Jane Garvey is an influential, award-winning and much admired figure in the world of British broadcasting. In 2017 she came in at number 7 on the Radio Times list of the 50 Best British Radio Broadcasters of all time: higher than many illustrious figures you would all recognise but I won’t name today.
She is also a daughter of the city of Liverpool. Although Jane initially wanted to be a bus conductress, her passion for radio was inspired by listening to Radio Merseyside as a teenager in her bedroom. As a professor in English myself, I like to think her degree in literature from the University of Birmingham advanced her career. I’m sure her determination and the years of hard work on local radio stations also helped. But I suspect it was these early days in her bedroom in Liverpool that really gave her the voice for which she is known today.

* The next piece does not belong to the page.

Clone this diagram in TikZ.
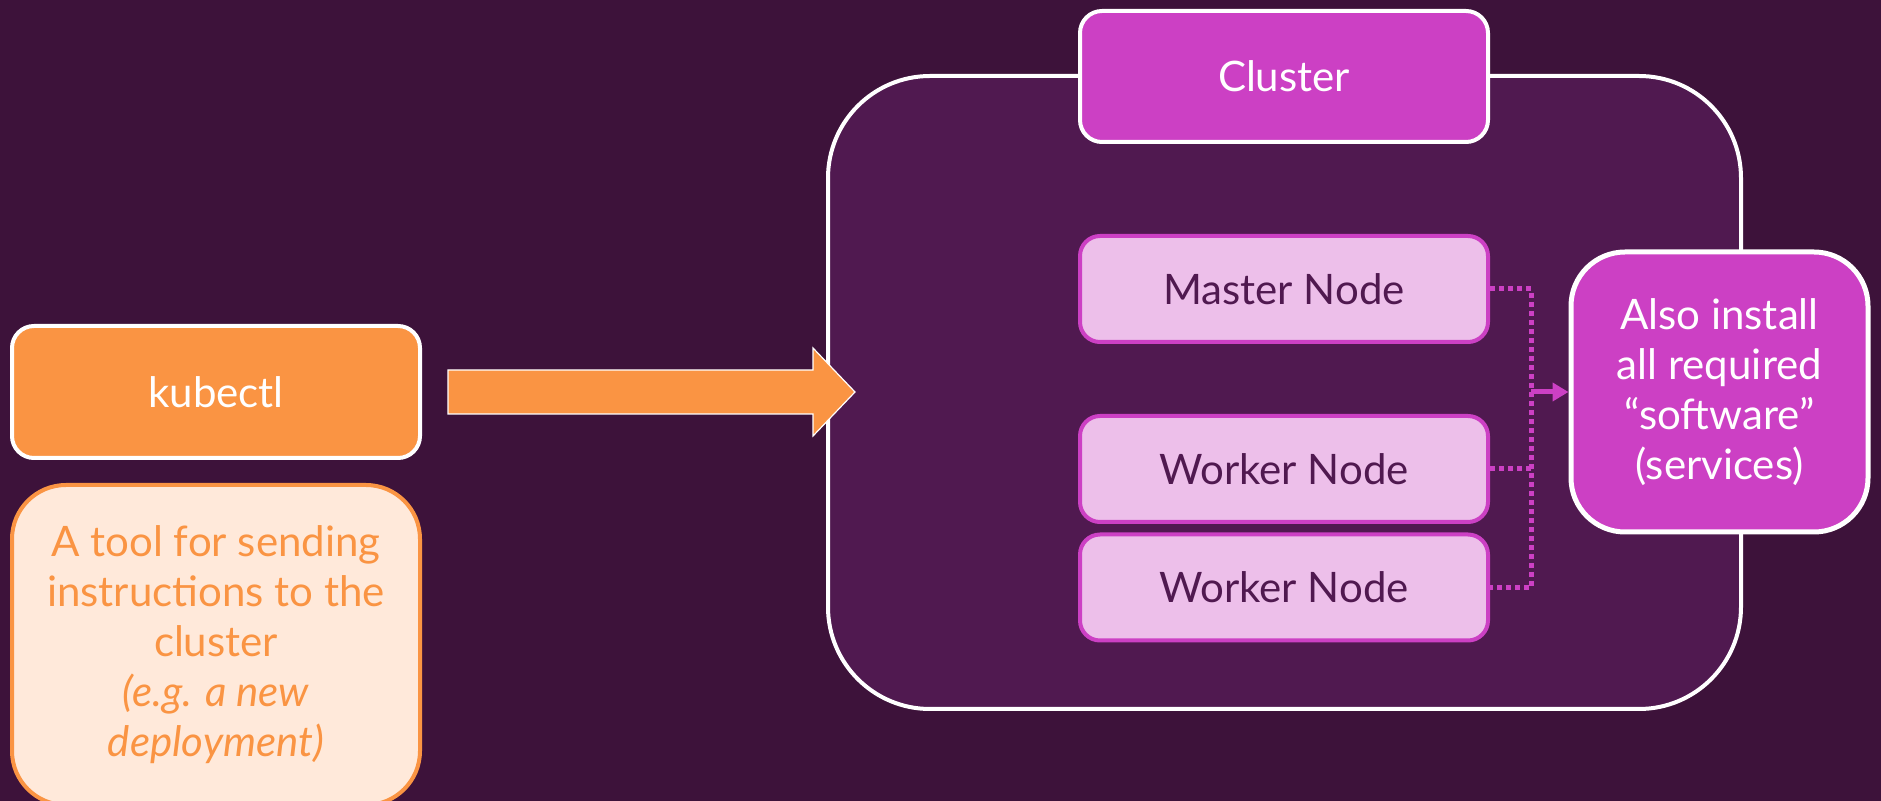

For Jane Garvey is, above all, a voice. She was the first voice on Radio Five Live when it was launched in 1994 and an anchor on its award-winning breakfast show for many years. As presenter of Radio 4’s Woman’s Hour since 2007, the authenticity, wit and warmth of that voice make her an excellent guide through what is an extremely wide-ranging programme. (On Monday, for example, Cilla Black, Sex and Gender and Brexit were all covered in one hour!). More recently she has become one of the voices on the Fortunately podcast in conversation with Fi Glover: two women talking informally, frankly, irreverently about the big things but also the little things that matter, a programme that makes us laugh out loud. The podcast has been a runway success and was rightly awarded the Audio and Radio Industry accolade of 2018’s Funniest Show.
One of my favourite episodes is when Fi and Jane are in conversation with broadcaster and radio critic Gillian Reynolds, another Honorary Fellow of this University, another Liverpudlian. It’s hilarious to hear Jane and Gillian cackle more and more about their Scouse backgrounds, to the extent that poor Fi is completely excluded. But it’s also enthralling to listen to these women, passionate about radio as a form, debate its future with characteristic energy and intelligence. Jane is not just a fantastic radio presenter - she is a powerful advocate for the medium in which she excels: a voice for radio.
But Jane Garvey has become another kind of voice: a voice for women. She has been open about the challenges she faced meeting the demands of her career and those of a single mother. On Woman’s Hour she has been credited with bringing the programme ‘bang up to date’ in its frank, funny, sensitive, treatment of the concerns of women today. And over the past few years she has become a powerful – if perhaps less welcome in some quarters – voice for drawing attention to the gender pay gap and the inequalities which exist at the BBC but also much more broadly. It is a battle, not yet won: as Jane observed, it has been a consistent theme on Women’s House since 1946.
So Jane Garvey is a voice from Liverpool; she is a voice on and for radio; she is a voice for equality. But not just a voice; today it is a pleasure to have her here in person. In the highly successful career and through her passion, energy and commitment Jane Garvey is an inspirational role model for our students.
For her outstanding achievement in media and the spoken word, it is an honour to present her for admission as an Honorary Fellow of Liverpool John Moores University.